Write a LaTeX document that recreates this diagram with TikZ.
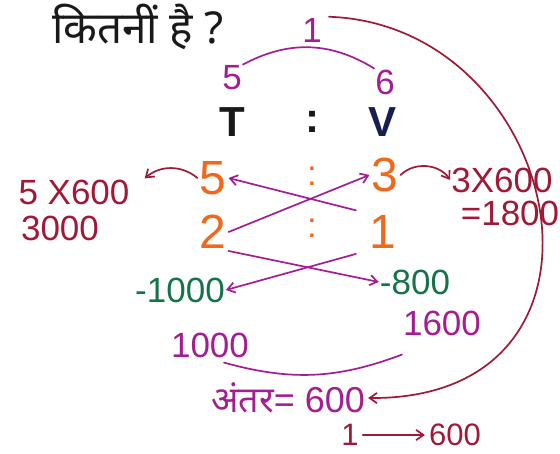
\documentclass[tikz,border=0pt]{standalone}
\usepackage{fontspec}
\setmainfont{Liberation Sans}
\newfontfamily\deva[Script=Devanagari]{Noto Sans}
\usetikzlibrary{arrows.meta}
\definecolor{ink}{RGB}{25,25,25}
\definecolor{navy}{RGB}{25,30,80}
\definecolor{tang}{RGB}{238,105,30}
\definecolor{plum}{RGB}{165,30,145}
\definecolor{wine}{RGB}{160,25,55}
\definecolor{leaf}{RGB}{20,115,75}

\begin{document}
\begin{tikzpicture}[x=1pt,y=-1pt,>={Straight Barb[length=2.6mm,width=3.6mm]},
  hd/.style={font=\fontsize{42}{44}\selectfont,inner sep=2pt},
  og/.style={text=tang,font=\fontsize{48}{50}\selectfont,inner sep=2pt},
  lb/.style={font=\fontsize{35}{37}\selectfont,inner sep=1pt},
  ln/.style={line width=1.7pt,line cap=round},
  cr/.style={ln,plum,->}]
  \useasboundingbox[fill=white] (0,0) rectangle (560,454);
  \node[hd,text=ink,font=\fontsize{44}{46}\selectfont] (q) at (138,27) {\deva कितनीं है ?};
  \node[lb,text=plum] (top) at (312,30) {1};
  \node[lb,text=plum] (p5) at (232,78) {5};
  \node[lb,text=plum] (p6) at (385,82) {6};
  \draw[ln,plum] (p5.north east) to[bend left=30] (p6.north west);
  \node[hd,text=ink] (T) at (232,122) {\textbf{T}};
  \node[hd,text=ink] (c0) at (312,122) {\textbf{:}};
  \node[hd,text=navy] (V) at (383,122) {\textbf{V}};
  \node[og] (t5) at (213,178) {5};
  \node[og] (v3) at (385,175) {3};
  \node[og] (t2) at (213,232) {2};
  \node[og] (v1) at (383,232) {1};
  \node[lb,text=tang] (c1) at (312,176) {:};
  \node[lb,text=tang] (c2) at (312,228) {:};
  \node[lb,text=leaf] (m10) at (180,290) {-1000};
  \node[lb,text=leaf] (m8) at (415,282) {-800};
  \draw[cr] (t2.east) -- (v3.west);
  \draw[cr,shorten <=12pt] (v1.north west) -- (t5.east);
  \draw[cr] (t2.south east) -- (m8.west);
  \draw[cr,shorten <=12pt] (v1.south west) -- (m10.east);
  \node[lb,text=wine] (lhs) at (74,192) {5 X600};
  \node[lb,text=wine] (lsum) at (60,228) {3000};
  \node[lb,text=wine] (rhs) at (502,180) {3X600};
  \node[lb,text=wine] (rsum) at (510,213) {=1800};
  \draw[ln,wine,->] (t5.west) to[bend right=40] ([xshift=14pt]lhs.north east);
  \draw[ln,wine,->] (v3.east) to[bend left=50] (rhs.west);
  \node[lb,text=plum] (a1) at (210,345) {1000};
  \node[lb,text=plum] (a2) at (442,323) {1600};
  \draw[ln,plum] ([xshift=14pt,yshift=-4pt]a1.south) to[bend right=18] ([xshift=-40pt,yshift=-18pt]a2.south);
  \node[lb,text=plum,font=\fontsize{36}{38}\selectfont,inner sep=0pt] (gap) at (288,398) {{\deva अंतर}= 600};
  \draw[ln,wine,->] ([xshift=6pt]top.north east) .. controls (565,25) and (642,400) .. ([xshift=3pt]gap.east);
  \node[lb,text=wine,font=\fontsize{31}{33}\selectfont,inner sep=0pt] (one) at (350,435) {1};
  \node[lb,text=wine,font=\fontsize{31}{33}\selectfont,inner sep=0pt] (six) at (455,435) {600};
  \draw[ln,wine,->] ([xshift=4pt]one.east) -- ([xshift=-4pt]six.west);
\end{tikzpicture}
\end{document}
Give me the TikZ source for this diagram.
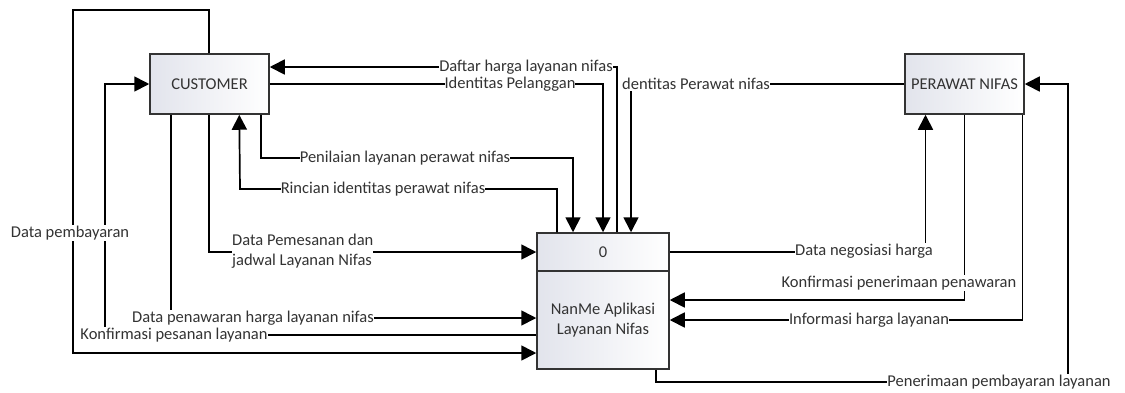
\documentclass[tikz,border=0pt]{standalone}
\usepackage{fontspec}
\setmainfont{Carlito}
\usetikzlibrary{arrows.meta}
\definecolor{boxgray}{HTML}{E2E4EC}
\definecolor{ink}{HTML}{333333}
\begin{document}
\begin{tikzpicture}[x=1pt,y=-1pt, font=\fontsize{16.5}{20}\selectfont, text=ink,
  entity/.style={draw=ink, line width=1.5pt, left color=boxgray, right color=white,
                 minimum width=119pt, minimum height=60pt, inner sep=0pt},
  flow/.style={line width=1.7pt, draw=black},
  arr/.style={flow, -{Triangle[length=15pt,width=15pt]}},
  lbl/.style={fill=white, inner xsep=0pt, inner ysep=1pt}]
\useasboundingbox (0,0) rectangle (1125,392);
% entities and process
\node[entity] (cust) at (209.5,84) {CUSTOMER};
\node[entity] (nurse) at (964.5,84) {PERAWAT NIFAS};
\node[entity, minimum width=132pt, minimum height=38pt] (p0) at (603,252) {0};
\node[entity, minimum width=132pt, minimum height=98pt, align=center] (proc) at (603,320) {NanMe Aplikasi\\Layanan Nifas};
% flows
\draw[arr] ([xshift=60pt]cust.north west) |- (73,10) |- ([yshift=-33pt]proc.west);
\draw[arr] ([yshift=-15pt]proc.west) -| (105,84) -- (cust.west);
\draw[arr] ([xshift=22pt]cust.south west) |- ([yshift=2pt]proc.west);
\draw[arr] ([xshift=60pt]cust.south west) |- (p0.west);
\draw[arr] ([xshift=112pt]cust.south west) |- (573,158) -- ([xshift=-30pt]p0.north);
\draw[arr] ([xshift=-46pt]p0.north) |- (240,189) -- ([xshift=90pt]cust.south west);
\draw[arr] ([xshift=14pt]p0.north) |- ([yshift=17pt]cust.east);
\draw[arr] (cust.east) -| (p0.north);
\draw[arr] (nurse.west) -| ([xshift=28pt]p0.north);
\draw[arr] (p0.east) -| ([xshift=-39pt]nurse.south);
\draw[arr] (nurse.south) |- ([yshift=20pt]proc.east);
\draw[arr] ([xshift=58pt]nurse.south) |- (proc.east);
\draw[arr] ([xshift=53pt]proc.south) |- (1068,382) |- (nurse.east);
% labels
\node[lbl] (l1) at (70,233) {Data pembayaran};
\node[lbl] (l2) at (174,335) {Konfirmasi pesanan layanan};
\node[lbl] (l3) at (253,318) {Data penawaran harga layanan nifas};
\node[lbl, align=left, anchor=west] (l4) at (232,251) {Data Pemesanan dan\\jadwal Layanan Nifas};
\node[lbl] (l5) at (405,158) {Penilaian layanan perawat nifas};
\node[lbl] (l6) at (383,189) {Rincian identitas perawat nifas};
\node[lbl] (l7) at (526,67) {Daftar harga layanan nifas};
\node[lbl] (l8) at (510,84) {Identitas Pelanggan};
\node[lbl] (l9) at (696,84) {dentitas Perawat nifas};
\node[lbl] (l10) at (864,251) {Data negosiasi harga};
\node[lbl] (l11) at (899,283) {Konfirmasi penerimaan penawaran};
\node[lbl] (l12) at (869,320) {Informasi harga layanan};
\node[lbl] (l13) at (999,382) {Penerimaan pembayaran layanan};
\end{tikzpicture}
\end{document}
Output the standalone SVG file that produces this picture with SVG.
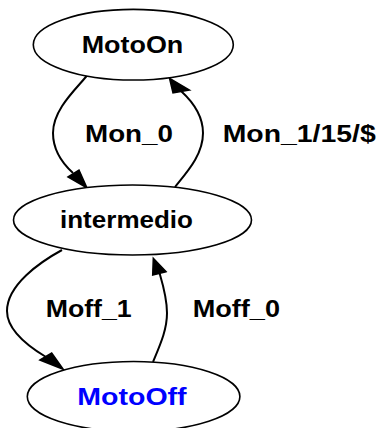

▶ _Set exercise_
Leave out the pictures and transcribe the entries above exactly.

▶ _Task response_
Write a LaTeX document that recreates this diagram with TikZ.
\documentclass[tikz,border=0pt]{standalone}
\usepackage{fontspec}
\setmainfont{Liberation Sans}
\newfontfamily\deva[Script=Devanagari]{Noto Sans}
\usetikzlibrary{arrows.meta}
\definecolor{ink}{RGB}{25,25,25}
\definecolor{navy}{RGB}{25,30,80}
\definecolor{tang}{RGB}{238,105,30}
\definecolor{plum}{RGB}{165,30,145}
\definecolor{wine}{RGB}{160,25,55}
\definecolor{leaf}{RGB}{20,115,75}

\begin{document}
\begin{tikzpicture}[x=1pt,y=-1pt,>={Straight Barb[length=2.6mm,width=3.6mm]},
  hd/.style={font=\fontsize{42}{44}\selectfont,inner sep=2pt},
  og/.style={text=tang,font=\fontsize{48}{50}\selectfont,inner sep=2pt},
  lb/.style={font=\fontsize{35}{37}\selectfont,inner sep=1pt},
  ln/.style={line width=1.7pt,line cap=round},
  cr/.style={ln,plum,->}]
  \useasboundingbox[fill=white] (0,0) rectangle (560,454);
  \node[hd,text=ink,font=\fontsize{44}{46}\selectfont] (q) at (138,27) {\deva कितनीं है ?};
  \node[lb,text=plum] (top) at (312,30) {1};
  \node[lb,text=plum] (p5) at (232,78) {5};
  \node[lb,text=plum] (p6) at (385,82) {6};
  \draw[ln,plum] (p5.north east) to[bend left=30] (p6.north west);
  \node[hd,text=ink] (T) at (232,122) {\textbf{T}};
  \node[hd,text=ink] (c0) at (312,122) {\textbf{:}};
  \node[hd,text=navy] (V) at (383,122) {\textbf{V}};
  \node[og] (t5) at (213,178) {5};
  \node[og] (v3) at (385,175) {3};
  \node[og] (t2) at (213,232) {2};
  \node[og] (v1) at (383,232) {1};
  \node[lb,text=tang] (c1) at (312,176) {:};
  \node[lb,text=tang] (c2) at (312,228) {:};
  \node[lb,text=leaf] (m10) at (180,290) {-1000};
  \node[lb,text=leaf] (m8) at (415,282) {-800};
  \draw[cr] (t2.east) -- (v3.west);
  \draw[cr,shorten <=12pt] (v1.north west) -- (t5.east);
  \draw[cr] (t2.south east) -- (m8.west);
  \draw[cr,shorten <=12pt] (v1.south west) -- (m10.east);
  \node[lb,text=wine] (lhs) at (74,192) {5 X600};
  \node[lb,text=wine] (lsum) at (60,228) {3000};
  \node[lb,text=wine] (rhs) at (502,180) {3X600};
  \node[lb,text=wine] (rsum) at (510,213) {=1800};
  \draw[ln,wine,->] (t5.west) to[bend right=40] ([xshift=14pt]lhs.north east);
  \draw[ln,wine,->] (v3.east) to[bend left=50] (rhs.west);
  \node[lb,text=plum] (a1) at (210,345) {1000};
  \node[lb,text=plum] (a2) at (442,323) {1600};
  \draw[ln,plum] ([xshift=14pt,yshift=-4pt]a1.south) to[bend right=18] ([xshift=-40pt,yshift=-18pt]a2.south);
  \node[lb,text=plum,font=\fontsize{36}{38}\selectfont,inner sep=0pt] (gap) at (288,398) {{\deva अंतर}= 600};
  \draw[ln,wine,->] ([xshift=6pt]top.north east) .. controls (565,25) and (642,400) .. ([xshift=3pt]gap.east);
  \node[lb,text=wine,font=\fontsize{31}{33}\selectfont,inner sep=0pt] (one) at (350,435) {1};
  \node[lb,text=wine,font=\fontsize{31}{33}\selectfont,inner sep=0pt] (six) at (455,435) {600};
  \draw[ln,wine,->] ([xshift=4pt]one.east) -- ([xshift=-4pt]six.west);
\end{tikzpicture}
\end{document}
Give me the TikZ source for this diagram.
\documentclass[tikz,border=0pt]{standalone}
\usepackage{fontspec}
\setmainfont{Carlito}
\usetikzlibrary{arrows.meta}
\definecolor{boxgray}{HTML}{E2E4EC}
\definecolor{ink}{HTML}{333333}
\begin{document}
\begin{tikzpicture}[x=1pt,y=-1pt, font=\fontsize{16.5}{20}\selectfont, text=ink,
  entity/.style={draw=ink, line width=1.5pt, left color=boxgray, right color=white,
                 minimum width=119pt, minimum height=60pt, inner sep=0pt},
  flow/.style={line width=1.7pt, draw=black},
  arr/.style={flow, -{Triangle[length=15pt,width=15pt]}},
  lbl/.style={fill=white, inner xsep=0pt, inner ysep=1pt}]
\useasboundingbox (0,0) rectangle (1125,392);
% entities and process
\node[entity] (cust) at (209.5,84) {CUSTOMER};
\node[entity] (nurse) at (964.5,84) {PERAWAT NIFAS};
\node[entity, minimum width=132pt, minimum height=38pt] (p0) at (603,252) {0};
\node[entity, minimum width=132pt, minimum height=98pt, align=center] (proc) at (603,320) {NanMe Aplikasi\\Layanan Nifas};
% flows
\draw[arr] ([xshift=60pt]cust.north west) |- (73,10) |- ([yshift=-33pt]proc.west);
\draw[arr] ([yshift=-15pt]proc.west) -| (105,84) -- (cust.west);
\draw[arr] ([xshift=22pt]cust.south west) |- ([yshift=2pt]proc.west);
\draw[arr] ([xshift=60pt]cust.south west) |- (p0.west);
\draw[arr] ([xshift=112pt]cust.south west) |- (573,158) -- ([xshift=-30pt]p0.north);
\draw[arr] ([xshift=-46pt]p0.north) |- (240,189) -- ([xshift=90pt]cust.south west);
\draw[arr] ([xshift=14pt]p0.north) |- ([yshift=17pt]cust.east);
\draw[arr] (cust.east) -| (p0.north);
\draw[arr] (nurse.west) -| ([xshift=28pt]p0.north);
\draw[arr] (p0.east) -| ([xshift=-39pt]nurse.south);
\draw[arr] (nurse.south) |- ([yshift=20pt]proc.east);
\draw[arr] ([xshift=58pt]nurse.south) |- (proc.east);
\draw[arr] ([xshift=53pt]proc.south) |- (1068,382) |- (nurse.east);
% labels
\node[lbl] (l1) at (70,233) {Data pembayaran};
\node[lbl] (l2) at (174,335) {Konfirmasi pesanan layanan};
\node[lbl] (l3) at (253,318) {Data penawaran harga layanan nifas};
\node[lbl, align=left, anchor=west] (l4) at (232,251) {Data Pemesanan dan\\jadwal Layanan Nifas};
\node[lbl] (l5) at (405,158) {Penilaian layanan perawat nifas};
\node[lbl] (l6) at (383,189) {Rincian identitas perawat nifas};
\node[lbl] (l7) at (526,67) {Daftar harga layanan nifas};
\node[lbl] (l8) at (510,84) {Identitas Pelanggan};
\node[lbl] (l9) at (696,84) {dentitas Perawat nifas};
\node[lbl] (l10) at (864,251) {Data negosiasi harga};
\node[lbl] (l11) at (899,283) {Konfirmasi penerimaan penawaran};
\node[lbl] (l12) at (869,320) {Informasi harga layanan};
\node[lbl] (l13) at (999,382) {Penerimaan pembayaran layanan};
\end{tikzpicture}
\end{document}
Output the standalone SVG file that produces this picture with SVG.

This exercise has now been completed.